Numa entrevista a um jornal brasileiro o psicólogo Francisco Bárbaro Neto defende que “a tirania não é um fator genético, mas construído nas interações sociais da criança”. Ele acredita que a família não é a única culpada por esse comportamento, mas que tudo pode contribuir para isso, seja o ambiente escolar, os seus amigos e inclusivamente, os programas televisivos.

A psicóloga Munira Akrouche foi também entrevistada sobre o tema e afirma que “a maioria dos pais fica muito tempo fora de casa e quando estão com seus filhos querem recuperar o tempo perdido, mimando de todas as maneiras”. Segundo ela, apesar da personalidade influenciar o comportamento da criança, é o ambiente familiar que mais influencia na sua formação e na construção da sua identidade, que ocorre durante a infância e a adolescência.

Sobre este tema, escreveu também o pedopsiquiatra alemão Michael Winterhoff defendendo a educação para viver em sociedade, considerando que os educadores erraram na metodologia da educação desde maio de 1968: “os pais andam completamente baralhados e olham para os miúdos como pequenos deuses, apoiam-se neles e eles são demasiado pequenos para todos os papéis que lhes são exigidos, não têm a maturidade psíquica para serem tratados como pequenos adultos. As creches, jardins-de-infância e escolas de 1.º ciclo educam para a individualidade. Estão estruturadas para olharem para as crianças como seres que devem desenvolver a sua imaginação, o seu ser individual, em vez de lhes mostrar "o caminho rumo a uma existência integrada na sociedade e recorda ainda que, nos últimos anos, falar em dar uma palmada já não é tão mal visto como antigamente.

Numa crítica, Winterhoff a Bárbara Wong refere que aquele é alemão e a maioria dos alemães não consegue ver as gradações de cinzento que há entre o preto e o branco. Concorda que vivendo em sociedade devemos educar nesta integração, mas como seres único, imaginativos, criativos, inteligentes e, acima de tudo, amados.

A Psicóloga Ivone Honório Quinalha refere que diante das novas configurações familiares e o declínio da função paterna, o olhar lançado às crianças perdeu, de alguma forma, seu tradicional significado de limites e referências para o desenvolvimento dos filhos. A substância emocional capaz de fundar a estruturação psíquica na constituição infantil ficou enfraquecida diante de tantas e tão intensas mudanças sociais e familiares. São crianças educadas para fazerem o que bem quiserem. Os limites passam longe delas. Por outro lado, os pais, desejando serem amados e queridos, não sabem de que forma devem se colocar diante de seus filhos.

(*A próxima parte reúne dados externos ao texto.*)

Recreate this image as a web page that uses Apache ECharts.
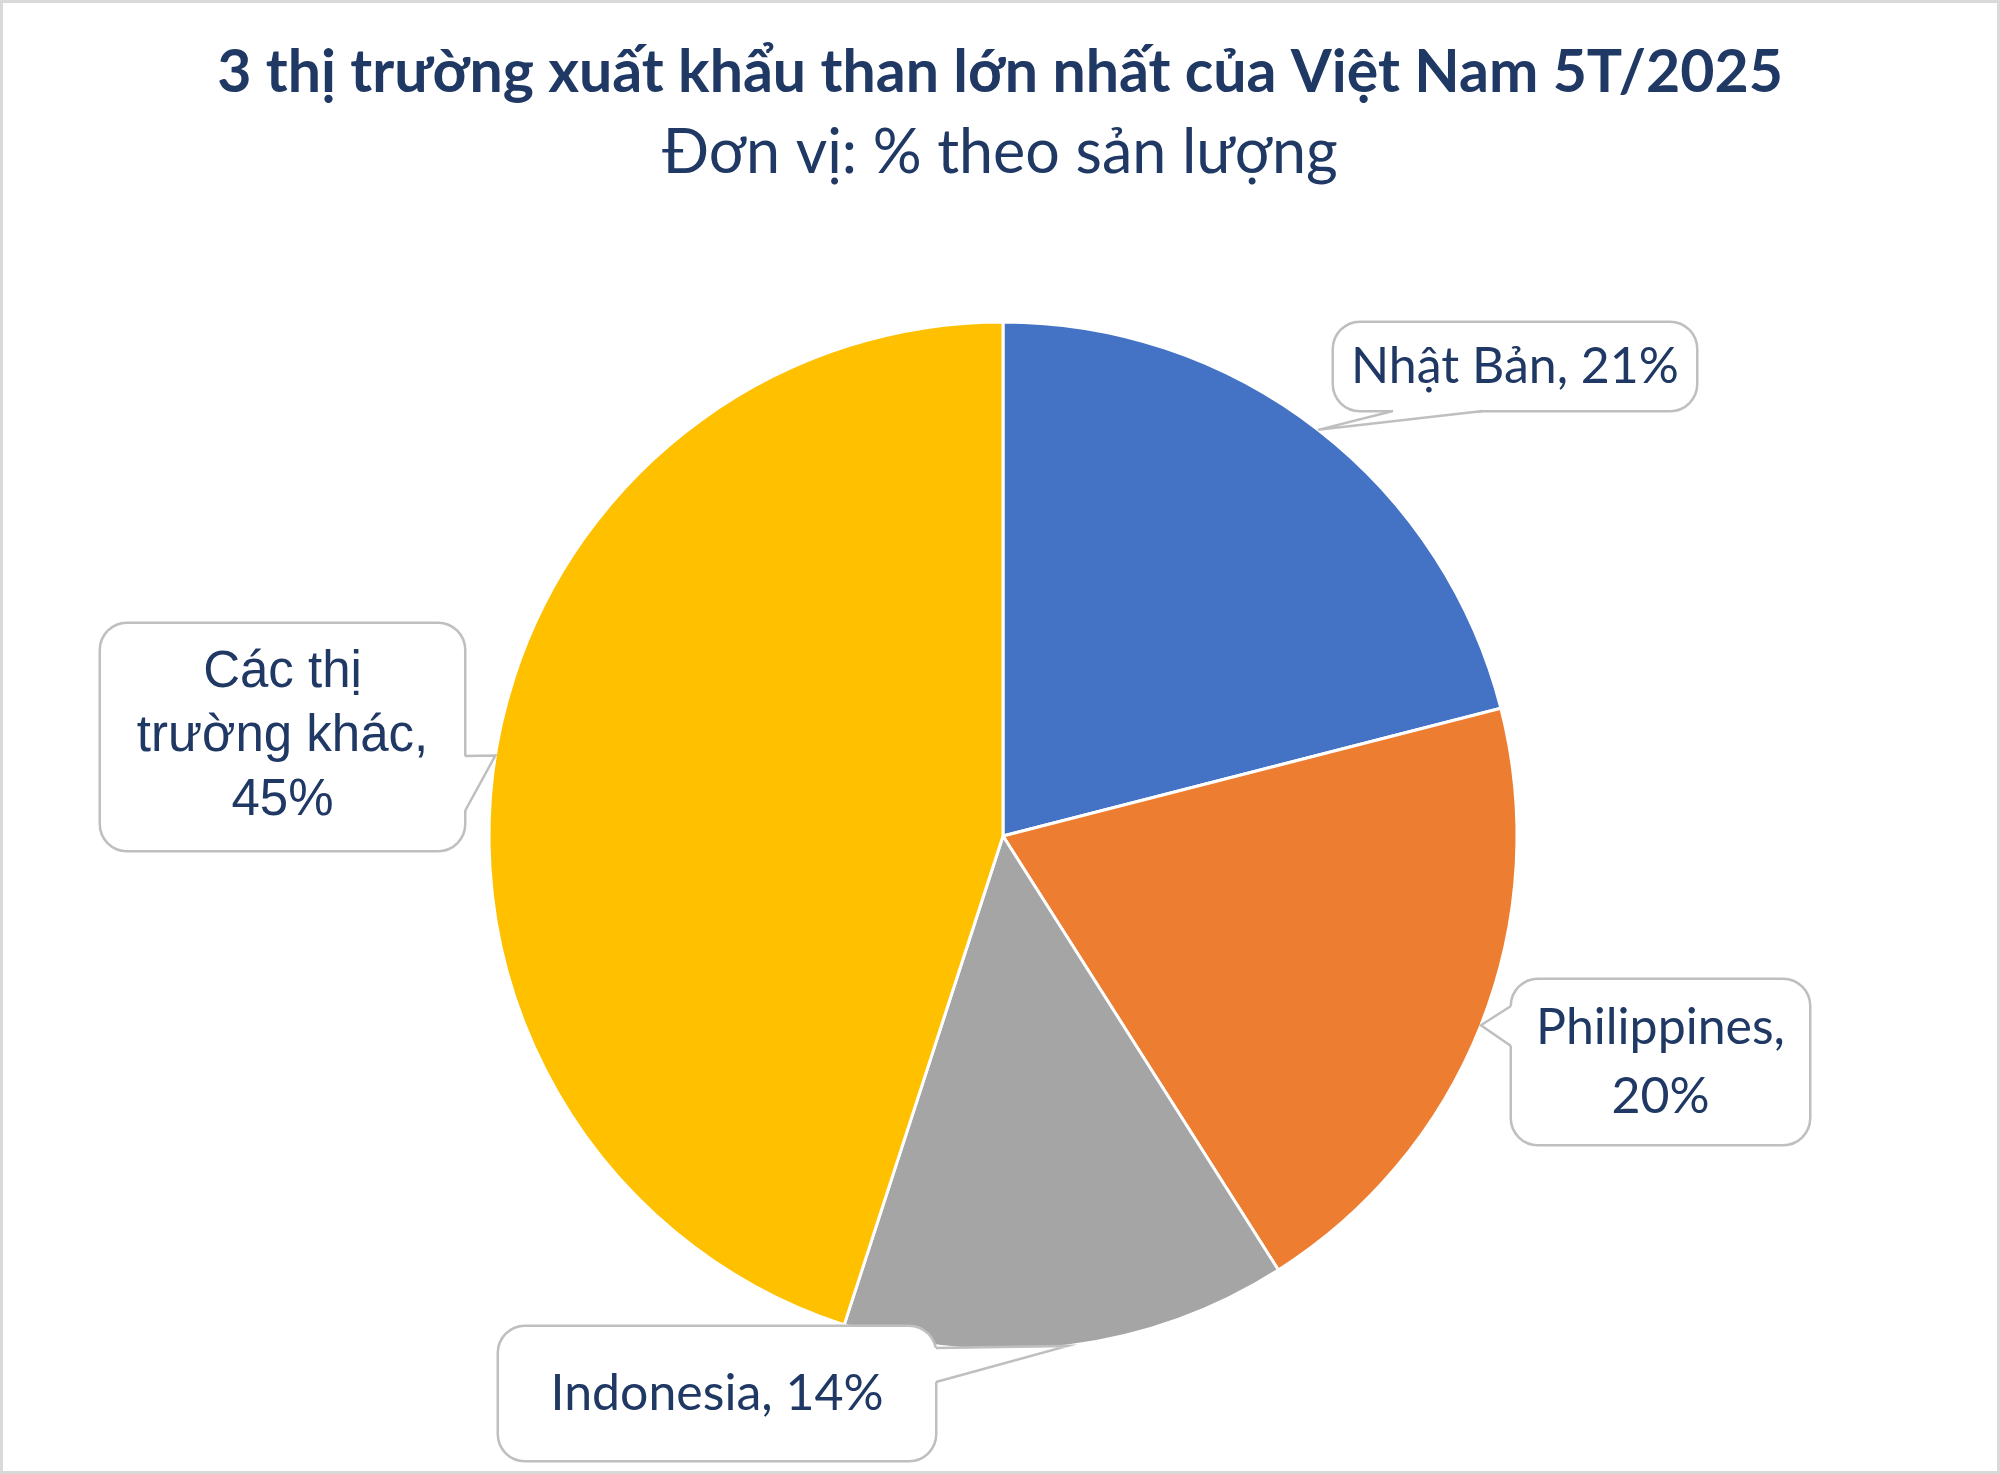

A base dos comportamentos infantis são, de modo geral, reflexos da maneira como os pais respondem aos caprichos dos filhos. Os pais tentam minimizar as frustrações dos filhos e poupá-los das dificuldades da vida. Outras vezes estão preocupados com suas realizações pessoais e tentam suprir suas ausências agradando a qualquer custo os filhos, acabando por perder as funções parentais.

Ao sermos pais baseamo-nos nos nossos recursos internos, nomeadamente, nas referências do pai e da mãe que tivemos. Essa herança emocional será primordial para que possamos estruturar a nossa função parental. Se os pais conseguem priorizar momentos com os filhos, experimentar momentos amorosos com seus filhos, estabelecer fortes laços afetivos, estabelecendo regras e limites claros, com firmeza, mas sem excessos, nem culpabilidades, conseguirão ajudar os filhos a serem mais seguros e felizes.